Paying off debt early feels universally good, but the financial math depends heavily on the interest rate, alternative uses of the cash, and your overall financial picture. Understanding when to accelerate payoff and when to invest instead is one of the most consequential personal-finance decisions.
When Early Payoff Is Mathematically Optimal
Paying off a loan provides a guaranteed return equal to the interest rate. A 7% loan = 7% guaranteed return on every extra dollar paid. This is unambiguously better than: cash savings (typically 4–5% in HYSA), bonds (4–5% yield), and even moderate-risk stock returns (when adjusted for volatility). High-rate debt — credit cards (22%+), personal loans (15%+), some payday loans (300%+) — should always be paid down before investing. Even tax-advantaged investment accounts (IRA, 401(k) beyond employer match) don't typically match the after-tax return of paying off high-rate debt. The mathematical optimum: pay off any debt with after-tax cost exceeding your expected after-tax investment return.
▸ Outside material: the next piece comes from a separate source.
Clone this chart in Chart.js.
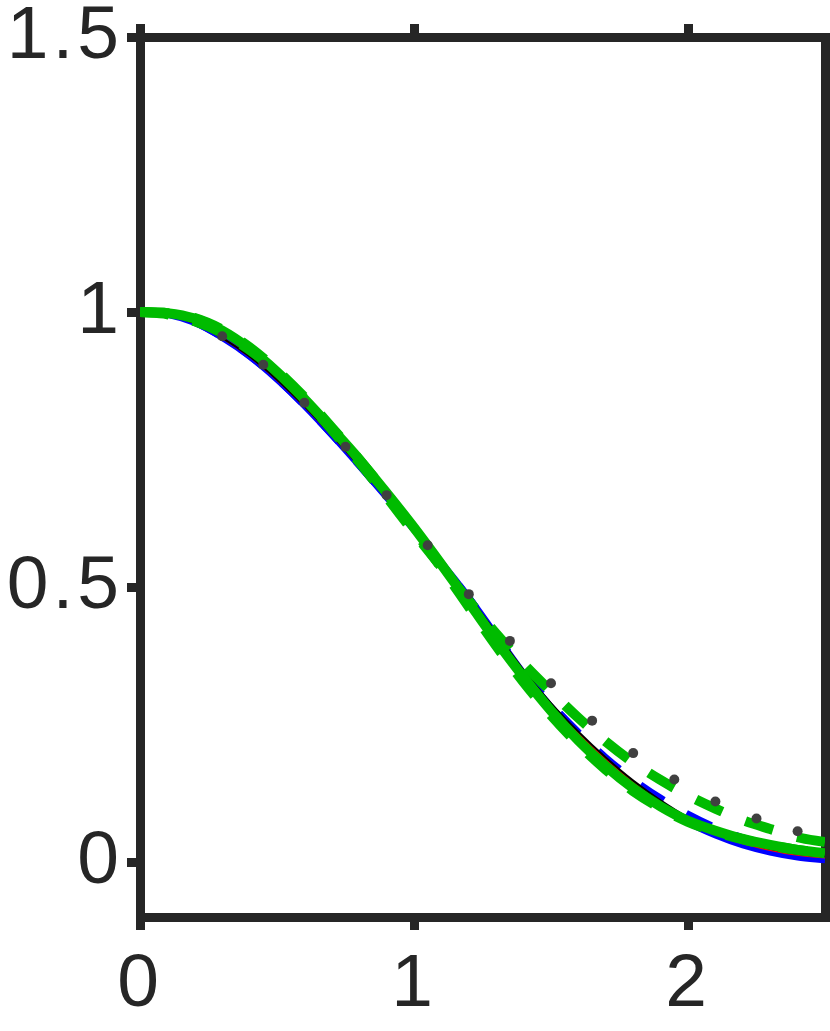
<!DOCTYPE html>
<html><head><meta charset="utf-8">
<script src="https://cdn.jsdelivr.net/npm/chart.js@4/dist/chart.umd.min.js"></script>
<style>html,body{margin:0;padding:0;background:#fff;overflow:hidden}</style>
</head><body>
<canvas id="c" width="830" height="1031"></canvas>
<script>
// ---- data ----
const xs = [0,0.1,0.2,0.3,0.4,0.5,0.6,0.7,0.8,0.9,1.0,1.1,1.2,1.3,1.4,1.5,1.6,1.7,1.8,1.9,2.0,2.1,2.2,2.3,2.4,2.5];
const blueSolid  = [1.000,0.995,0.980,0.953,0.919,0.877,0.829,0.776,0.720,0.662,0.603,0.545,0.482,0.413,0.344,0.283,0.229,0.180,0.137,0.101,0.071,0.048,0.030,0.017,0.008,0.003];
const blueDashed = [1.000,0.995,0.980,0.953,0.919,0.877,0.829,0.776,0.720,0.662,0.603,0.545,0.482,0.414,0.347,0.289,0.237,0.191,0.151,0.117,0.088,0.064,0.045,0.032,0.022,0.016];
const blackThin  = [1.000,0.995,0.980,0.953,0.919,0.877,0.829,0.776,0.720,0.662,0.603,0.545,0.483,0.416,0.349,0.289,0.237,0.190,0.148,0.112,0.081,0.056,0.037,0.024,0.015,0.010];
const redThin    = [1.000,0.995,0.980,0.953,0.919,0.877,0.829,0.776,0.720,0.662,0.603,0.545,0.482,0.415,0.348,0.287,0.234,0.187,0.145,0.109,0.078,0.053,0.034,0.022,0.013,0.008];
const greenSolid = [1.000,0.998,0.988,0.966,0.933,0.891,0.842,0.788,0.732,0.671,0.608,0.541,0.472,0.402,0.336,0.275,0.221,0.174,0.134,0.101,0.075,0.057,0.042,0.031,0.022,0.016];
const greenDashLow = [1.000,0.998,0.989,0.968,0.936,0.894,0.845,0.790,0.732,0.670,0.604,0.535,0.464,0.393,0.327,0.267,0.214,0.168,0.129,0.098,0.073,0.055,0.041,0.030,0.022,0.016];
const greenDashUp  = [1.000,0.996,0.983,0.962,0.931,0.891,0.842,0.786,0.727,0.664,0.599,0.536,0.475,0.415,0.360,0.310,0.262,0.219,0.181,0.149,0.121,0.097,0.076,0.060,0.045,0.036];
const dotX = [0.30,0.45,0.60,0.75,0.90,1.05,1.20,1.35,1.50,1.65,1.80,1.95,2.10,2.25,2.40];
const dotY = [0.956,0.904,0.835,0.755,0.667,0.576,0.487,0.402,0.325,0.257,0.198,0.150,0.110,0.079,0.056];
const xTicks = [0,1,2];
const xTickLabels = ['0','1','2'];
const yTicks = [0,0.5,1,1.5];
const yTickLabels = ['0','0.5','1','1.5'];

// ---- styling ----
const AX = '#262626';
const GREEN = '#00bb00';
const BLUE = '#0000ff';
const FONT = {family: "'Liberation Sans', Arial, Helvetica, sans-serif", size: 75};

const pts = (ys) => xs.map((x, i) => ({x: x, y: ys[i]}));
const lineDs = (ys, color, w, dash, order) => ({
  data: pts(ys), borderColor: color, backgroundColor: color, borderWidth: w,
  borderDash: dash, pointRadius: 0, fill: false, cubicInterpolationMode: 'monotone',
  borderCapStyle: 'butt', borderJoinStyle: 'round', order: order
});

const axisCommon = (min, max, ticks, labels, showLabels, pad) => ({
  type: 'linear', min: min, max: max,
  afterBuildTicks: (s) => { s.ticks = ticks.map(v => ({value: v})); },
  ticks: {display: showLabels, font: FONT, color: AX, padding: pad,
          callback: (v, i) => labels[i]},
  grid: {display: true, drawOnChartArea: false, drawTicks: true, tickLength: 13,
         tickWidth: 9, tickColor: AX, color: AX, lineWidth: 9},
  border: {display: true, width: 9, color: AX}
});

const noPad = (s) => { s.paddingTop = 0; s.paddingBottom = 0; s.paddingLeft = 0; s.paddingRight = 0; };
const xB = axisCommon(0, 2.5, xTicks, xTickLabels, true, 10);
xB.position = 'bottom'; xB.afterFit = (s) => { s.height = 114; noPad(s); };
const xT = axisCommon(0, 2.5, xTicks, xTickLabels, false, 0);
xT.position = 'top'; xT.afterFit = (s) => { s.height = 37; noPad(s); };
const yL = axisCommon(-0.1, 1.5, yTicks, yTickLabels, true, 4);
yL.position = 'left'; yL.afterFit = (s) => { s.width = 140; noPad(s); };
const yR = axisCommon(-0.1, 1.5, yTicks, yTickLabels, false, 0);
yR.position = 'right'; yR.afterFit = (s) => { s.width = 5; noPad(s); };

// slightly wider tick text, like the reference's stretched labels
const spacing = {
  id: 'spacing',
  beforeUpdate: (c) => { c.ctx.letterSpacing = '4px'; },
  beforeDraw: (c) => { c.ctx.letterSpacing = '4px'; }
};

new Chart(document.getElementById('c'), {
  type: 'line',
  data: {
    datasets: [
      {type: 'scatter', data: dotX.map((x, i) => ({x: x, y: dotY[i]})), showLine: false,
       pointRadius: 5, pointBackgroundColor: '#404040', pointBorderWidth: 0, order: 0},
      lineDs(greenDashUp, GREEN, 10, [29, 25], 1),
      lineDs(greenSolid, GREEN, 10, [], 2),
      lineDs(greenDashLow, GREEN, 10, [29, 25], 3),
      lineDs(blackThin, '#000000', 2, [], 4),
      lineDs(redThin, '#ff0000', 2, [], 5),
      lineDs(blueDashed, BLUE, 6, [28, 26], 6),
      lineDs(blueSolid, BLUE, 6, [], 7)
    ]
  },
  plugins: [spacing],
  options: {
    responsive: false, animation: false, devicePixelRatio: 1, events: [],
    layout: {padding: 0},
    plugins: {legend: {display: false}, tooltip: {enabled: false}, title: {display: false}},
    scales: {x: xB, x2: xT, y: yL, y2: yR}
  }
});
</script>
</body></html>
When Investing Beats Early Payoff
For low-rate debt (mortgage at 4–5%, student loans at 4–6%), investing in stocks or tax-advantaged retirement accounts often produces higher long-term wealth. A 4.5% mortgage vs. expected 7% real stock return = 2.5% annual advantage to investing. Over 30 years, this compounds to a substantial wealth gap. The catch: stock returns are uncertain and volatile, while debt savings are guaranteed. Risk-averse investors may prefer the certainty of early payoff even at lower expected return. Mathematically, 401(k) contributions up to employer match should ALWAYS come before extra debt payments — that's a 50–100% immediate return. Beyond match, the math gets nuanced.
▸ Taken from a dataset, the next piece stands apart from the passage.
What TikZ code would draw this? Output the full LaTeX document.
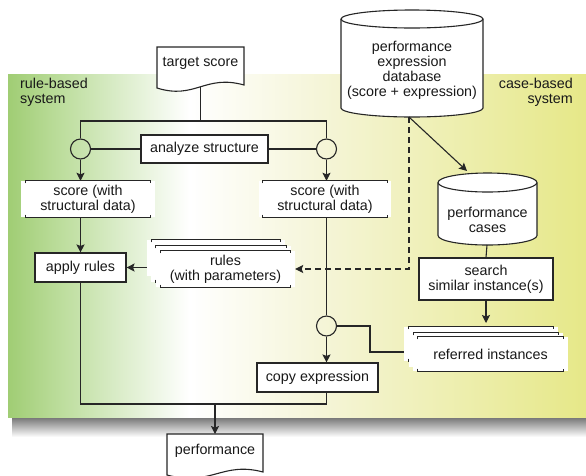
\documentclass[tikz,border=0pt]{standalone}
\usepackage{fontspec}
\setmainfont{Liberation Sans}
\usetikzlibrary{arrows.meta}
\definecolor{pgA}{HTML}{A0CD74}
\definecolor{pgB}{HTML}{BCDD9C}
\definecolor{pyA}{HTML}{F5F5D8}
\definecolor{pyB}{HTML}{E6E888}
\definecolor{inkc}{HTML}{262626}
\pgfdeclarehorizontalshading{panelshade}{100bp}{color(0bp)=(pgA); color(25bp)=(pgA); color(29.5bp)=(pgB); color(40.7bp)=(white); color(52bp)=(pyA); color(75bp)=(pyB); color(100bp)=(pyB)}
\newcommand\mybrk[2]{%
  \draw[ln] ([xshift=#2,yshift=-2.5pt]#1.north west) -- ([xshift=#2]#1.north west) -- ([xshift=-#2]#1.north east) -- ([xshift=-#2,yshift=-2.5pt]#1.north east);
  \draw[ln] ([xshift=#2,yshift=2.5pt]#1.south west) -- ([xshift=#2]#1.south west) -- ([xshift=-#2]#1.south east) -- ([xshift=-#2,yshift=2.5pt]#1.south east);}
\begin{document}
\begin{tikzpicture}[x=1pt,y=-1pt,
  ln/.style={line width=1.1pt, draw=inkc},
  arr/.style={ln, -{Stealth[length=8pt,width=8pt,inset=1.5pt]}},
  txt/.style={font=\fontsize{14.3}{15}\selectfont, align=center, inner sep=0pt, text=black!90},
  proc/.style={txt, ln, fill=white, rectangle},
  store/.style={txt, fill=white, rectangle, minimum height=36pt},
  ring/.style={circle, ln, minimum size=20pt, inner sep=0pt}]
\useasboundingbox (0,0) rectangle (586,475);
\clip (0,0) rectangle (586,475);
% shadow and panel
\shade[top color=black!55, bottom color=white] (12,417) rectangle (586,437);
\shade[shading=panelshade] (8,74) rectangle (586,417);
\node[txt, align=left, anchor=north west] (lr) at (20,78) {rule-based\\system};
\node[txt, align=right, anchor=north east] (lc) at (573,78) {case-based\\system};
% documents
\path[ln, fill=white] (157,47) -- (244,47) -- (244,85) .. controls (205,74) and (195,100) .. (157,88) -- cycle;
\node[txt] (ts) at (200.5,63) {target score};
\coordinate (tsb) at (200.5,87);
\path[ln, fill=white] (167,434) -- (263,434) -- (263,472) .. controls (222,461) and (211,487) .. (167,475) -- cycle;
\node[txt] (pf) at (215,451) {performance};
\coordinate (pft) at (215,434);
% database cylinder
\path[ln, fill=white] (341,19) -- (341,108) arc[start angle=180, end angle=360, x radius=71pt, y radius=9pt] -- (483,19) arc[start angle=0, end angle=180, x radius=71pt, y radius=9pt] -- cycle;
\draw[ln] (341,19) arc[start angle=180, end angle=360, x radius=71pt, y radius=9pt];
\node[txt] (db) at (412,70.5) {performance\\expression\\database\\(score + expression)};
\coordinate (dbb) at (409,117);
% cases cylinder
\path[ln, fill=white] (438,182.5) -- (438,235.5) arc[start angle=180, end angle=360, x radius=49.5pt, y radius=9.5pt] -- (537,182.5) arc[start angle=0, end angle=180, x radius=49.5pt, y radius=9.5pt] -- cycle;
\draw[ln] (438,182.5) arc[start angle=180, end angle=360, x radius=49.5pt, y radius=9.5pt];
\node[txt] (pc) at (487.5,220) {performance\\cases};
\coordinate (pct) at (467,171);
\coordinate (pcb) at (487,245);
% process boxes
\node[proc, minimum width=127pt, minimum height=28pt] (as) at (204.5,149) {analyze structure};
\node[proc, minimum width=91pt, minimum height=29pt] (ap) at (80.5,267.5) {apply rules};
\node[proc, minimum width=134pt, minimum height=42pt] (se) at (486,279) {search\\similar instance(s)};
\node[proc, minimum width=121pt, minimum height=29pt] (ce) at (317.5,377.5) {copy expression};
% stores
\node[store, minimum width=134pt] (sl) at (88,199) {score (with\\structural data)};
\mybrk{sl}{5pt}
\node[store, minimum width=132pt] (sr) at (325,199) {score (with\\structural data)};
\mybrk{sr}{4pt}
% rules stack
\node[store, minimum width=138pt] (r1) at (216,258) {};
\mybrk{r1}{5pt}
\node[store, minimum width=140pt] (r2) at (221,264) {};
\mybrk{r2}{5pt}
\node[store, minimum width=139pt] (r3) at (225.5,269) {rules\\(with parameters)};
\mybrk{r3}{5pt}
% referred stack
\node[store, minimum width=154pt, minimum height=34pt] (i1) at (481,344) {};
\mybrk{i1}{5pt}
\node[store, minimum width=154pt, minimum height=34pt] (i2) at (486,350) {};
\mybrk{i2}{5pt}
\node[store, minimum width=155pt, minimum height=34pt] (i3) at (490.5,354) {referred instances};
\mybrk{i3}{5pt}
% junction circles
\node[ring] (cl) at (80.5,149) {};
\node[ring] (cr) at (326.5,149) {};
\node[ring] (cr2) at (326.5,326) {};
% helper coordinates
\coordinate (top) at (200.5,121);
\coordinate (bj) at (215,404);
\coordinate (it) at (486,323);
\coordinate (rj1) at (370,326);
\coordinate (rj2) at (404,352);
% connectors
\draw[ln] (tsb) -- (top);
\draw[ln] (cl.north) |- (top) -| (cr.north);
\draw[ln] (cl.east) -- (as.west);
\draw[ln] (as.east) -- (cr.west);
\draw[arr] (cl.south) -- (cl.south |- sl.north);
\draw[arr] (cr.south) -- (cr.south |- sr.north);
\draw[arr] (cl.south |- sl.south) -- (ap.north);
\draw[ln] (cr.south |- sr.south) -- (cr2.north);
\draw[arr] (cr2.south) -- (cr2.south |- ce.north);
\draw[ln] (ap.south) |- (bj) -| (cr2.south |- ce.south);
\draw[arr] (bj) -- (pft);
\draw[arr] (r1.west |- ap.east) -- (ap.east);
\draw[arr, dash pattern=on 6pt off 4pt] (dbb) |- (r3.east);
\draw[arr] (dbb) -- (pct);
\draw[ln] (pcb) -- (se.north);
\draw[arr] (se.south) -- (it);
\draw[ln] (cr2.east) -- (rj1) |- (rj2);
\end{tikzpicture}
\end{document}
Strategies Beyond 'Just Pay More'
Three implementation approaches dominate early-payoff strategies. First, fixed extra monthly amount — simplest, automatic, easy to budget. Second, bi-weekly payments — pay half the monthly amount every 2 weeks (26 half-payments = 13 monthlies/year). Many lenders charge fees for formal bi-weekly programs; achieve the same effect for free by paying an extra 1/12 of the monthly amount each month. Third, lump sums — apply tax refunds, bonuses, or windfalls directly to principal. Lump sums have outsized impact early in the loan when more interest accrues. Combining strategies (bi-weekly + lump sums) often produces 6–10 years of acceleration on a 30-year mortgage with modest required effort.
Common Mistakes
Five recurring mistakes destroy the value of early-payoff strategies. First, paying off low-rate debt while carrying high-rate debt — always attack highest-rate debt first. Second, paying off debt before establishing 3–6 month emergency fund — leaves you forced to borrow at higher rates when emergencies arrive. Third, sacrificing 401(k) match for debt payoff — the match is 50–100% guaranteed return, almost always better than debt payoff. Fourth, not specifying 'principal only' on extra payments — many lenders default to applying extra to next monthly payment, which provides no acceleration. Always check or specify principal allocation. Fifth, refinancing the loan with extra cash as collateral — eliminates the option value of having that cash available for other uses. Maintain liquidity for genuine emergencies before accelerating payoff.